One very important aspect of this technique:  Notice that if your self-worth is not dramatically affected, you never need to be mad longer than one year, tops. Even if your first-grade teacher calls you L-A-Z-Y.


  1. Brilliant!


  2. I am so mad I didn’t think of this years ago. Mrs. Bagley (3rd grade) was a real B-I-T-C-H.


    • Yeah, my husband spells out that word too.


  3. Fabulous!!


  4. micheledbeal



  5. Al

    A brilliant and very useful chart. By the way,are you enjoying the new TV?


  6. I agree: brilliant! And I will definitely keep this in mind the next time I’m angry. My husband doesn’t stay angry, but he never forgets when someone does him wrong. And I’ve heard those stories so often, I can recite them word for word. Gotta love those men!

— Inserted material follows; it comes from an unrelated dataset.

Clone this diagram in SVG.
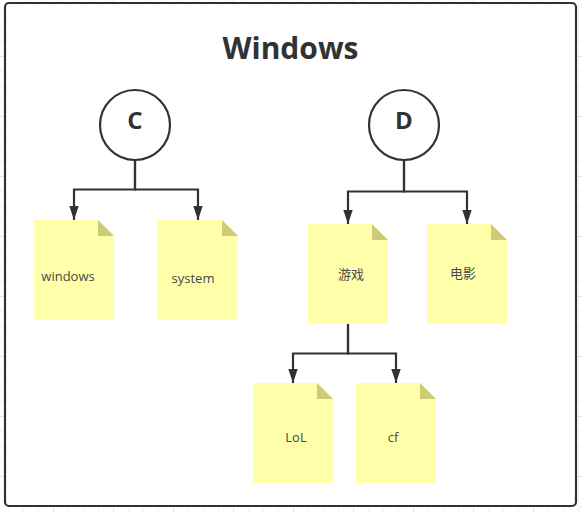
<svg xmlns="http://www.w3.org/2000/svg" width="582" height="512" viewBox="0 0 582 512">
<defs>
<pattern id="g1" width="15" height="15" x="8" y="11" patternUnits="userSpaceOnUse"><path d="M0.5 0V15M0 0.5H15" fill="none" stroke="#f2f2f2" stroke-width="1"/></pattern>
<pattern id="g2" width="60" height="60" x="53" y="56" patternUnits="userSpaceOnUse"><path d="M0.5 0V60M0 0.5H60" fill="none" stroke="#e6e6e6" stroke-width="1"/></pattern>
<marker id="arrow" markerUnits="userSpaceOnUse" markerWidth="14" markerHeight="10" refX="14" refY="5" orient="auto"><path d="M0 0.300L14 5L0 9.700Z" fill="#323232"/></marker>
</defs>
<style>
.note{fill:#ffffaa}
.fold{fill:#cccc77}
.circle{fill:#fff;stroke:#323232;stroke-width:2.2}
.conn{fill:none;stroke:#323232;stroke-width:2.200;marker-end:url(#arrow)}
text{font-family:"Open Sans","Noto Sans CJK SC",sans-serif;fill:#323232}
.t{font-size:13px;text-anchor:middle;fill:#484848}
.h{font-size:24px;font-weight:700;text-anchor:middle}
</style>
<rect width="582" height="512" fill="#fff"/>
<rect width="582" height="512" fill="url(#g1)"/>
<rect width="582" height="512" fill="url(#g2)"/>
<g id="frame">
<rect x="5" y="3" width="571" height="503" rx="4" fill="#fff" stroke="#323232" stroke-width="2.200"/>
<text x="290.500" y="59" text-anchor="middle" style="font-size:30px;font-weight:700">Windows</text>
</g>
<g id="connectors">
<path class="conn" d="M135 160V189.500H74V220"/>
<path class="conn" d="M135 160V189.500H198V220"/>
<path class="conn" d="M404 160V191.500H348V224"/>
<path class="conn" d="M404 160V191.500H467V224"/>
<path class="conn" d="M348 324V353.500H293V383"/>
<path class="conn" d="M348 324V353.500H396V383"/>
</g>
<g id="node-c"><circle class="circle" cx="135" cy="125" r="35"/><text class="h" x="135" y="129">C</text></g>
<g id="node-d"><circle class="circle" cx="404" cy="125" r="35"/><text class="h" x="404" y="129">D</text></g>
<g id="note-windows"><path class="note" d="M34 220H98L114 236V320H34Z"/><path class="fold" d="M98 220L114 236H98Z"/><text class="t" x="68" y="281">windows</text></g>
<g id="note-system"><path class="note" d="M158 220H222L238 236V320H158Z"/><path class="fold" d="M222 220L238 236H222Z"/><text class="t" x="193" y="283">system</text></g>
<g id="note-youxi"><path class="note" d="M308 224H372L388 240V324H308Z"/><path class="fold" d="M372 224L388 240H372Z"/><text class="t" x="351" y="279">游戏</text></g>
<g id="note-dianying"><path class="note" d="M427 224H491L507 240V324H427Z"/><path class="fold" d="M491 224L507 240H491Z"/><text class="t" x="463" y="278">电影</text></g>
<g id="note-lol"><path class="note" d="M253 383H317L333 399V483H253Z"/><path class="fold" d="M317 383L333 399H317Z"/><text class="t" x="296" y="442">LoL</text></g>
<g id="note-cf"><path class="note" d="M356 383H420L436 399V483H356Z"/><path class="fold" d="M420 383L436 399H420Z"/><text class="t" x="393" y="442">cf</text></g>
</svg>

    • My husband has no sense of proportion at all. He prides himself on this.


      • Hahahaha! I have great affection for your husband based solely on your descriptions.


  7. What a brilliant way of “getting over it”.


  8. Excellent. You’ve explained this so well, I’ve decided to drop all my resentments. I have built a vault in my head, locked them in there and thrown away the key. that’s better. 😀


    • Old grudges do have a way of sneaking back in.


      • Only if reminders pop up. I am a Scorpio. Drat ‘nough said. I don’t hold grudges but I guess I do resentments for longer than a day. 😉


  9. I am going to have to print that off and start pinning all my “mad” stuff to see if I am over them yet.


    • I think maybe the best result is that we see that lots of stuff that makes us mad doesn’t REALLY harm our own self-worth (or shouldn’t anyway).


  10. Great post, even if it gets us to be more conscious around our feelings of anger, it’s done a lot! Thanks.


    • In some ways, I meant this to be funny. But there is a serious side too, and I’m glad you saw it. We should remind ourselves of the expiration date of our anger.


      • Exactly! While also giving it the space or needs to dissipate. Balance.


  11. Laurie MacKellar

    Well written, great message – now if I could only get over it…


  12. More than 99% perfect. What to do with “what happened ?” yours or my self esteem is enhanced (we know exactly who we are) The fired for something we did not do gets close–
    Call it — incorrect information ruins years of a persons life and half million $ loss. Would you label that just simply off the chart?


    • I left ample room in my chart for plenty of stuff that we can be mad about the whole of our lives.


      • Thanks, “I’m working on it” Everyone should be able to find the relaxing beauty of moving on from whatever–
        Perspective of 95% + great teachers compared with that small portion I dumped into the “way past and not important anymore” can. 🙂 I did not bother to check if the guy died a horrible death or if he pleasantly slipped away (example)
        What cool: the Great Teachers, I’ll remember them forever and have told their stories a hundred times.


  13. I had an equally terrible first grade teacher. She was the first and only teacher to make me stand out in the hall. I plot that experience in the whole life continuum.


    • I understand. To my husband, L.A.Z.Y. obviously affected him his whole life. (so far)


  14. Chris

    OMG – thank you! I also got cheated out of a bonus I deserved that had been vaguely promised to me. So, I know how that feels. I’ve been mad for 7 months now. 4 years and 5 months to go!


    • Yes, you should be very relieved to know that your anger will disappear in four years and 5 months.


  15. I am making one of these immediately, keeping it on my desktop and using it. I think it will help right now. You are brilliant and this is brilliant.


    • Thanks Valentine. although I meant this to be funny – there really is a serious side. We should put an expiration date on our anger. Anne Lamott said, “Not forgiving is like drinking rat poison and then waiting for the rat to die.”


      • You are right, sometimes it is so difficult to see through our anger at others to how it is affecting us. Letting go and moving on, that is important.


  16. when can we hope for the book?


  17. I love this! But Im getting to the age where getting angry doesnt mean a hill of beans in the long run. So i plan my anger accordingly.